Marlene Sandoval

Personal information
- Full name: Rubí Marlene Sandoval Nungaray
- Date of birth: 18 January 1984 (age 41)
- Place of birth: Santa Ana, California, U.S.
- Height: 5 ft 9 in (1.75 m)
- Position(s): Defender

Youth career
- Valencia High School
- 2002–2005: Cal State Fullerton Titans

Senior career*
- Years: Team / Apps / (Gls)
- 2012: Santa Clarita Blue Heat / 3 / (0)

International career
- 2002–2011: Mexico / 85 / (5)

= Marlene Sandoval =

American-born Mexican footballer

Rubí Marlene Sandoval Nungaray (born January 18, 1984) is an American-born Mexican former football defender and member of the Mexico women's national football team. She was allocated to the Portland Thorns FC for the NWSL league, but later removed by the Mexican Football Federation due to injury.

==Early life==
Sandoval was born in Santa Ana, California. She holds citizenship in both the U.S. and Mexico.

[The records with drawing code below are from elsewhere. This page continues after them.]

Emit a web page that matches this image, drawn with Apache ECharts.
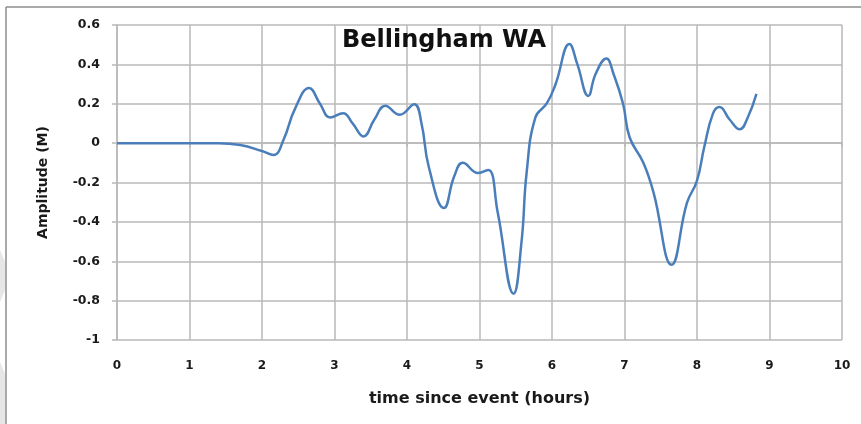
<!DOCTYPE html>
<html>
<head>
<meta charset="utf-8">
<script src="https://cdn.jsdelivr.net/npm/echarts@6/dist/echarts.min.js"></script>
<style>
  html, body { margin: 0; padding: 0; background: #fff; }
  #chart { width: 861px; height: 424px; }
</style>
</head>
<body>
<div id="chart"></div>
<script>
// time since event (hours) and amplitude (M)
const hours = [0, 0.5, 1, 1.4, 1.7, 2.0, 2.16, 2.3, 2.45, 2.65, 2.8, 2.94, 3.12, 3.25, 3.4, 3.55, 3.7, 3.9, 4.1, 4.2,
  4.3, 4.51, 4.65, 4.77, 4.98, 5.12, 5.25, 5.47, 5.58, 5.65, 5.77, 5.93, 6.05, 6.24, 6.35, 6.5, 6.6, 6.75, 6.85, 6.98,
  7.07, 7.26, 7.4, 7.65, 7.86, 8.0, 8.1, 8.22, 8.31, 8.45, 8.59, 8.7, 8.82];
const amplitude = [0, 0, 0, 0, -0.01, -0.04, -0.06, 0.02, 0.17, 0.28, 0.2, 0.13, 0.152, 0.1, 0.034, 0.12, 0.19, 0.144, 0.198, 0.1,
  -0.12, -0.33, -0.17, -0.10, -0.152, -0.136, -0.35, -0.765, -0.5, -0.15, 0.13, 0.203, 0.3, 0.503, 0.4, 0.24, 0.35, 0.43, 0.35, 0.2,
  0.03, -0.10, -0.25, -0.618, -0.305, -0.19, -0.02, 0.15, 0.183, 0.12, 0.07, 0.13, 0.25];

const chart = echarts.init(document.getElementById('chart'));
const font = 'DejaVu Sans';
const gridColor = '#b8b8b8';

chart.setOption({
  animation: false,
  backgroundColor: '#fff',
  title: {
    text: 'Bellingham WA',
    left: 439,
    top: 24,
    textAlign: 'center',
    textStyle: { fontFamily: font, fontWeight: 'bold', fontSize: 24, color: '#111' }
  },
  grid: { left: 117, right: 19, top: 25, bottom: 84 },
  xAxis: {
    type: 'value',
    min: 0, max: 10, interval: 1,
    name: 'time since event (hours)',
    nameLocation: 'middle',
    nameGap: 51,
    nameTextStyle: { fontFamily: font, fontWeight: 'bold', fontSize: 16, color: '#1a1a1a' },
    axisLine: { show: true, lineStyle: { color: gridColor, width: 1.5 } },
    axisTick: { show: true, length: 4, lineStyle: { color: gridColor, width: 1.5 } },
    axisLabel: { fontFamily: font, fontWeight: 'bold', fontSize: 12, color: '#1a1a1a', margin: 20 },
    splitLine: { show: true, lineStyle: { color: gridColor, width: 1.5 } }
  },
  yAxis: {
    type: 'value',
    min: -1, max: 0.6, interval: 0.2,
    name: 'Amplitude (M)',
    nameLocation: 'middle',
    nameGap: 67,
    nameTextStyle: { fontFamily: font, fontWeight: 'bold', fontSize: 14, color: '#1a1a1a' },
    axisLine: { show: true, lineStyle: { color: gridColor, width: 1.5 } },
    axisTick: { show: true, length: 5, lineStyle: { color: gridColor, width: 1.5 } },
    axisLabel: {
      fontFamily: font, fontWeight: 'bold', fontSize: 12.5, color: '#1a1a1a', margin: 17,
      formatter: v => String(Math.round(v * 10) / 10)
    },
    splitLine: { show: true, lineStyle: { color: gridColor, width: 1.5 } }
  },
  graphic: [
    { type: 'line', shape: { x1: 6, y1: 7, x2: 861, y2: 7 }, style: { stroke: '#8c8c8c', lineWidth: 1.5 } },
    { type: 'line', shape: { x1: 6, y1: 7, x2: 6, y2: 424 }, style: { stroke: '#8c8c8c', lineWidth: 1.5 } },
    { type: 'polygon', shape: { points: [[0, 250], [5, 262], [5, 290], [0, 302]] }, style: { fill: '#e6e6e6' } },
    { type: 'polygon', shape: { points: [[0, 362], [5, 374], [5, 424], [0, 424]] }, style: { fill: '#e6e6e6' } }
  ],
  series: [{
    type: 'line',
    data: hours.map((h, i) => [h, amplitude[i]]),
    smooth: 0.45,
    showSymbol: false,
    lineStyle: { color: '#4a7ebb', width: 2.5 }
  }]
});
</script>
</body>
</html>
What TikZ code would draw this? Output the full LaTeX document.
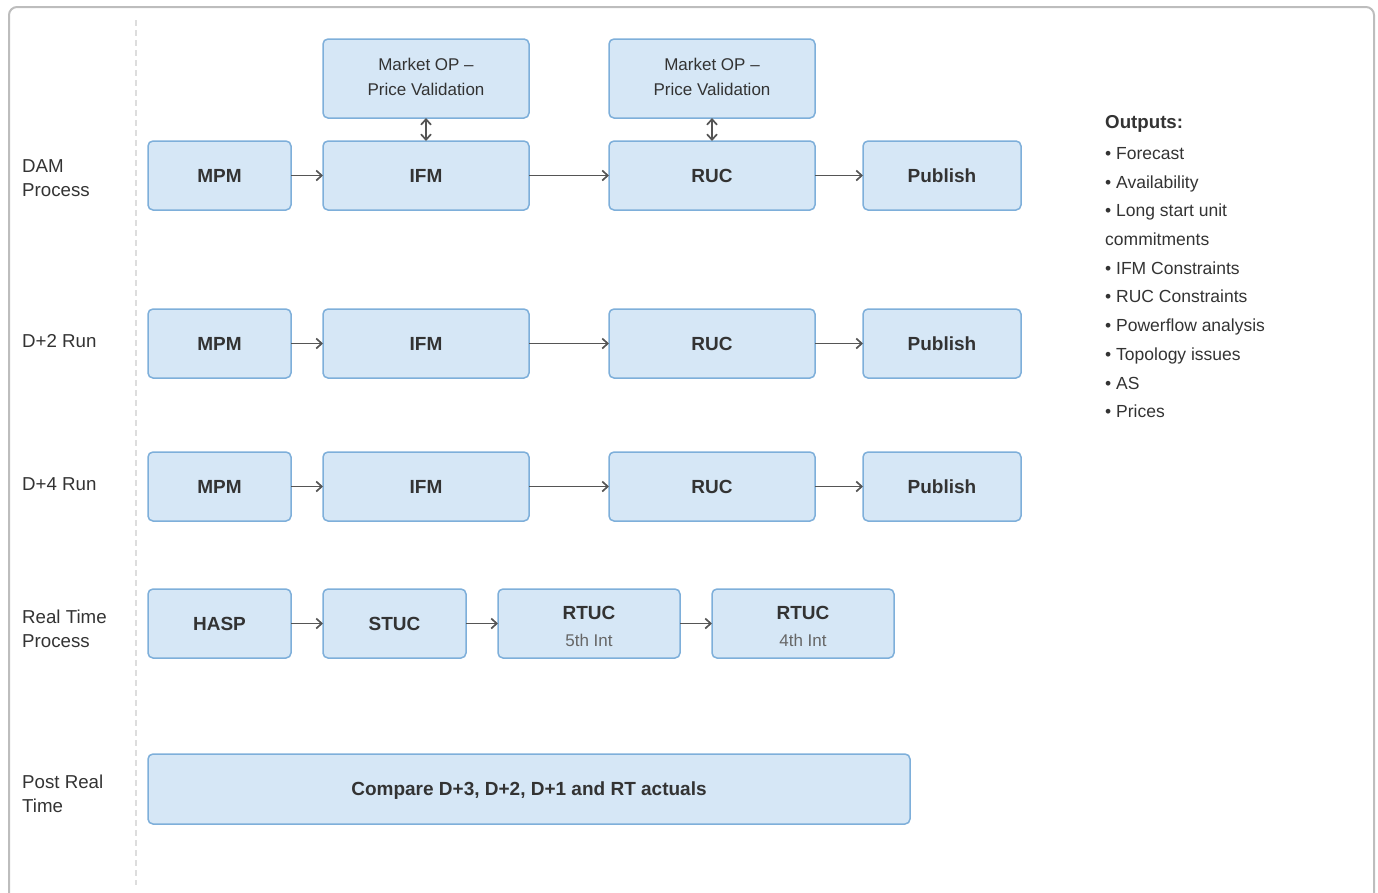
\documentclass[tikz,border=0pt]{standalone}
\usepackage{fontspec}
\setmainfont{Liberation Sans}
\usepackage{xcolor}
\usetikzlibrary{arrows.meta}
\definecolor{boxfill}{HTML}{D6E7F6}
\definecolor{boxline}{HTML}{7EAFDA}
\definecolor{ink}{HTML}{333333}
\definecolor{subink}{HTML}{666666}
\definecolor{arrowc}{HTML}{555555}
\definecolor{framec}{HTML}{BDBDBD}
\definecolor{sepc}{HTML}{DDDDDD}

\begin{document}
\begin{tikzpicture}[x=1pt,y=-1pt,
	stage/.style={draw=boxline,fill=boxfill,line width=1.5pt,rounded corners=5pt,
		minimum height=69pt,inner sep=0pt,outer sep=0pt,align=center,text=ink,
		font=\fontsize{19}{23}\selectfont\bfseries},
	note/.style={stage,minimum height=79pt,font=\fontsize{17}{25}\selectfont},
	flow/.style={-{Straight Barb[length=5.5pt,width=10pt]},draw=arrowc,line width=1.7pt},
	rowlabel/.style={anchor=west,align=left,inner sep=0pt,text=ink,
		font=\fontsize{18.7}{24}\selectfont}]
	\useasboundingbox (0,0) rectangle (1378,892);
	\draw[framec,line width=2pt,rounded corners=8pt] (9,7) rectangle (1374,910);
	\draw[sepc,line width=1.5pt,dash pattern=on 6pt off 4pt] (136,20) -- (136,885);
	%
	\node[rowlabel] (lbldam) at (22,178) {DAM\\Process};
	\node[rowlabel] (lbld2) at (22,341) {D+2 Run};
	\node[rowlabel] (lbld4) at (22,484) {D+4 Run};
	\node[rowlabel] (lblrt) at (22,629) {Real Time\\Process};
	\node[rowlabel] (lblpost) at (22,794) {Post Real\\Time};
	%
	\node[note,minimum width=206pt] (mop1) at (426,78.5)
		{Market OP --\\Price Validation\rule[-4pt]{0pt}{4pt}};
	\node[note,minimum width=206pt] (mop2) at (712,78.5)
		{Market OP --\\Price Validation\rule[-4pt]{0pt}{4pt}};
	%
	\node[stage,minimum width=143pt] (mpm1) at (219.5,175.5) {MPM};
	\node[stage,minimum width=206pt] (ifm1) at (426,175.5) {IFM};
	\node[stage,minimum width=206pt] (ruc1) at (712,175.5) {RUC};
	\node[stage,minimum width=158pt] (pub1) at (942,175.5) {Publish};
	%
	\node[stage,minimum width=143pt] (mpm2) at (219.5,343.5) {MPM};
	\node[stage,minimum width=206pt] (ifm2) at (426,343.5) {IFM};
	\node[stage,minimum width=206pt] (ruc2) at (712,343.5) {RUC};
	\node[stage,minimum width=158pt] (pub2) at (942,343.5) {Publish};
	%
	\node[stage,minimum width=143pt] (mpm3) at (219.5,486.5) {MPM};
	\node[stage,minimum width=206pt] (ifm3) at (426,486.5) {IFM};
	\node[stage,minimum width=206pt] (ruc3) at (712,486.5) {RUC};
	\node[stage,minimum width=158pt] (pub3) at (942,486.5) {Publish};
	%
	\node[stage,minimum width=143pt] (hasp) at (219.5,623.5) {HASP};
	\node[stage,minimum width=143pt] (stuc) at (394.5,623.5) {STUC};
	\node[stage,minimum width=182pt] (rt5) at (589,623.5)
		{\rule{0pt}{19.5pt}RTUC\\[4pt]{\fontsize{17}{20}\selectfont\mdseries\color{subink}5th Int}};
	\node[stage,minimum width=182pt] (rt4) at (803,623.5)
		{\rule{0pt}{19.5pt}RTUC\\[4pt]{\fontsize{17}{20}\selectfont\mdseries\color{subink}4th Int}};
	%
	\node[stage,minimum width=762pt,minimum height=70pt,text depth=0pt] (cmp) at (529,789)
		{Compare D+3, D+2, D+1 and RT actuals};
	%
	\node[anchor=north west,align=left,inner sep=0pt,text=ink,
		font=\fontsize{17.5}{28.7}\selectfont] (outs) at (1105,115.5)
		{{\fontsize{18.7}{24}\selectfont\bfseries Outputs:}\\[2pt]
		• Forecast\\ • Availability\\ • Long start unit\\ commitments\\
		• IFM Constraints\\ • RUC Constraints\\ • Powerflow analysis\\
		• Topology issues\\ • AS\\ • Prices};
	%
	\draw[flow,{Straight Barb[length=5.5pt,width=10pt]}-{Straight Barb[length=5.5pt,width=10pt]}]
		(mop1) -- (ifm1);
	\draw[flow,{Straight Barb[length=5.5pt,width=10pt]}-{Straight Barb[length=5.5pt,width=10pt]}]
		(mop2) -- (ruc1);
	\draw[flow] (mpm1) -- (ifm1);
	\draw[flow] (ifm1) -- (ruc1);
	\draw[flow] (ruc1) -- (pub1);
	\draw[flow] (mpm2) -- (ifm2);
	\draw[flow] (ifm2) -- (ruc2);
	\draw[flow] (ruc2) -- (pub2);
	\draw[flow] (mpm3) -- (ifm3);
	\draw[flow] (ifm3) -- (ruc3);
	\draw[flow] (ruc3) -- (pub3);
	\draw[flow] (hasp) -- (stuc);
	\draw[flow] (stuc) -- (rt5);
	\draw[flow] (rt5) -- (rt4);
\end{tikzpicture}
\end{document}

Sandoval attended Valencia High School in Placentia, California, where she was a two-time first-team all-league selection, a two-time league MVP and a two-time All-CIF selection as a sophomore and junior. She was also a two-time all-league selection and an All-CIF selection in volleyball.

===Cal State Fullerton===
Sandoval attended California State University, Fullerton and majored in kinesiology.

During her senior year, she helped the Titans finish with a school-record 19 wins and a trip to the "Sweet 16" of the NCAA Tournament following wins over UNLV and USC. She started 22 of 23 matches, finishing with four goals and three assists to stand tied for fifth on the team in scoring (11 points). She was named NSCAA Second-Team All-American, an NSCAA First-Team All-West Region selection, and earned second-team All-America honors from Soccer Buzz and SoccerTimes.com. She was also named Big West Conference Defensive Player of the Year. She was twice named Big West Player of the Week. She set the foundation of the defensive lineup that helped Fullerton set school records for fewest goals allowed (15), fewest shots allowed (161) and most shutouts (12). Sandoval finished her college career with 71 appearances, eight goals, and seven assists.

==Playing career==
=== International ===
In 2003, Sandoval scored a goal for Mexico in a Women's World Cup qualifier against Japan and won a bronze medal at the Pan American Games in the Dominican Republic. She also scored a goal with Mexico in a 5–1 win over Panama at the 2002 Gold Cup and competed for Mexico's U-19 squad at the Youth World Cup in Canada in the summer of 2002.
Sandoval also competed for Mexico at the 2004 Summer Olympics in Athens, Greece, where she finished in 8th place with the Mexico women's national football team. She was also a member of Mexico's 2011 FIFA Women's World Cup squad.
Overall, she has earned 85 caps and scored 5 goals with the Mexico national team.

=== Club ===
In 2012, Sandoval was signed by the Santa Clarita Blue Heat of the now-defunct USL W-League.

====Portland Thorns FC====
In January 2013, Sandoval was included in a list of 55 players from the U.S., Canada, and Mexico national teams that were allocated to the eight teams in the new National Women's Soccer League. Sandoval was allocated to Portland Thorns FC, but was later removed by the Mexican Football Federation due to injury.